With press coverage on Brexit ranging from: the impact upon the price of goods in your shopping trolley, to visas for Premier League footballers and the career aspirations (and hairstyles) of the competing political personalities, it can be difficult to focus on what an EU exit may mean in practical terms for you and your business. We set out below the key areas of impact for disputes.
Disputes about existing contracts
A UK exit may impact upon existing contracts particularly those based upon EU legislation. Parties may try to avoid contractual obligations or renegotiate a contract in the event of a UK exit. In existing contracts (that govern relationships beyond the two-year window before the UK would formally leave the EU) parties should review relevant clauses such as force majeure and material adverse change. Parties may consider including a 'Brexit' clause in any new contracts so that the parties agree in advance what would happen in the event of a UK exit.
Disputes about English law
A UK exit would mean that some English law may be repealed or amended. This may lead to a period of uncertainty over both UK legislation and how pre-exit EU case law impacts upon the UK courts' post-exit. These uncertainties are likely to lead to disputes.

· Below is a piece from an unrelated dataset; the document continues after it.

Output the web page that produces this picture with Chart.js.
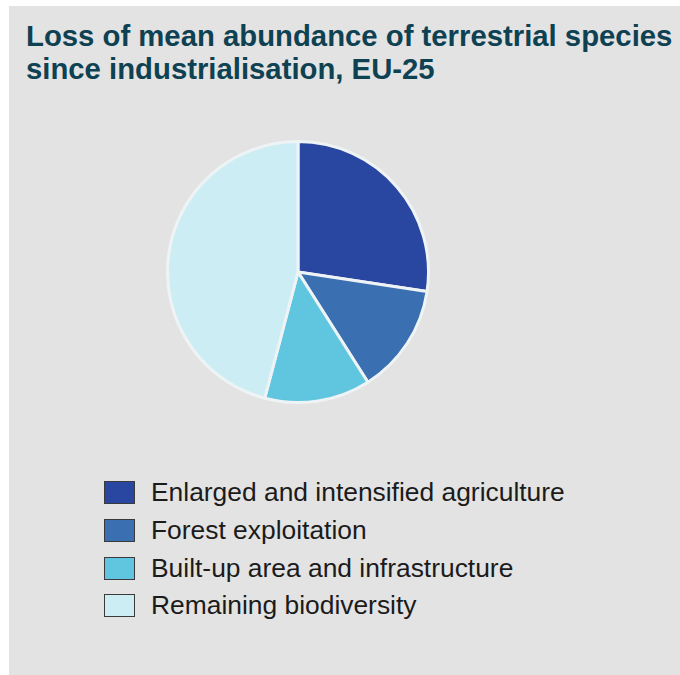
<!DOCTYPE html>
<html>
<head>
<meta charset="utf-8">
<script src="https://cdn.jsdelivr.net/npm/chart.js@4"></script>
<style>
body{margin:0;background:#fff;font-family:"Liberation Sans",Arial,sans-serif;}
#panel{position:absolute;left:9px;top:6px;width:671px;height:669px;background:#e3e3e3;}
#title{position:absolute;left:17px;top:13px;margin:0;font-size:29.3px;line-height:33px;font-weight:bold;color:#0e4152;white-space:nowrap;}
#wrap{position:absolute;left:157px;top:134px;width:264px;height:264px;}
#legend{position:absolute;left:95px;top:468px;}
.item{height:37.7px;display:flex;align-items:center;}
.box{width:29px;height:21px;border:1px solid #3a3a3a;margin-right:16px;}
.lab{font-size:26.4px;color:#1b1b1b;white-space:nowrap;}
</style>
</head>
<body>
<div id="panel">
<div id="title">Loss of mean abundance of terrestrial species<br>since industrialisation, EU-25</div>
<div id="wrap"><canvas id="pie"></canvas></div>
<div id="legend"></div>
</div>
<script>
const categories=["Enlarged and intensified agriculture","Forest exploitation","Built-up area and infrastructure","Remaining biodiversity"];
const values=[27.4,13.6,13.1,45.9];
const colors=["#2946a0","#3a6fb1","#60c5df","#cdedf4"];

const chart=new Chart(document.getElementById("pie"),{
type:"pie",
data:{labels:categories,datasets:[{data:values,backgroundColor:colors,borderColor:"#eef3f5",borderWidth:3}]},
options:{
responsive:true,maintainAspectRatio:false,animation:false,
layout:{padding:0},
plugins:{legend:{display:false},tooltip:{enabled:false}}
}
});

// legend from the chart's own data
const lg=document.getElementById("legend");
chart.data.labels.forEach((t,i)=>{
const row=document.createElement("div");row.className="item";
const b=document.createElement("div");b.className="box";b.style.background=chart.data.datasets[0].backgroundColor[i];
const s=document.createElement("span");s.className="lab";s.textContent=t;
row.appendChild(b);row.appendChild(s);lg.appendChild(row);
});
</script>
</body>
</html>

Dispute Resolution process
Jurisdiction and enforcement
Unless decided otherwise a UK exit would mean that the Recast Brussels Regulation would not apply to the UK. It may be that the UK and EU would enter into a parallel arrangement on the same/similar terms as the Recast Brussels Regulation. Alternatively some or a combination of the following regimes may apply:
- English domestic rules on jurisdiction and enforcement of judgment
- The Brussels Convention
- The Lugano Convention (subject to UK accession)
- The Hague Convention (subject to UK accession)
Unless an agreement is reached a UK exit would mean that there will be no automatic enforcement of judgments between the UK and EU. Without such agreement enforcement between the UK and remaining EU Member States is likely to take longer, cost more and generally be more difficult.
The current protection against EU parallel proceedings would not apply on a UK exit. If the UK accedes to the 2007 Lugano Convention some protection to EU parallel proceedings will apply, however not the recent changes introduced by the Recast Brussels Regulation giving precedence to the courts of the country that the parties have agreed have exclusive jurisdiction (blocking the tactic known as a 'torpedo').
Parties with an English jurisdiction clause concerned about enforcement within Member States would be advised to make sure that they have an exclusive English jurisdiction clause.
On exit the conflict of law rules currently set out in the Rome I (contractual obligations) and Rome II (non-contractual obligations) Regulations would not apply in UK courts. It may be the government decide to continue with the current rules but with the English courts taking the role of the Court of Justice of the EU (CJEU). Alternatively they could revert to the pre-Rome I and II rules contained in the Rome Convention (contractual obligations) and the Private International Law (Miscellaneous Provisions) Act 1995 (non-contractual obligations). The Rome Convention is very similar to Rome I and most commercial contracts contain an express choice of law clause in any event. However the old rules governing non-contractual obligations do not allow parties to choose the law that applies to non-contractual relations which may lead to a different conclusion that under Rome II.
The remaining EU Member States would continue to apply Rome I and II.
A UK exit would mean that the EU Service Regulation would not automatically apply and permission to serve proceedings out of the jurisdiction may be required. This would increase the time and cost of service out of the jurisdiction. Parties doing business with non-English parties should make sure they appoint an agent for service in England where they have agreed to the jurisdiction of the English courts.
The English courts may issue anti-suit injunction if the court of a remaining Member State fails to recognise an English jurisdiction clause. Since 2004 these injunctions have not been allowed by the CJEU.
The UK will remain a party to the New York Convention. The English courts may decide that they can issue anti-suit injunctions to protect a London Arbitration as the West Tankers case (which prevented anti-suit injunctions in support of arbitration) was a decision of the CJEU.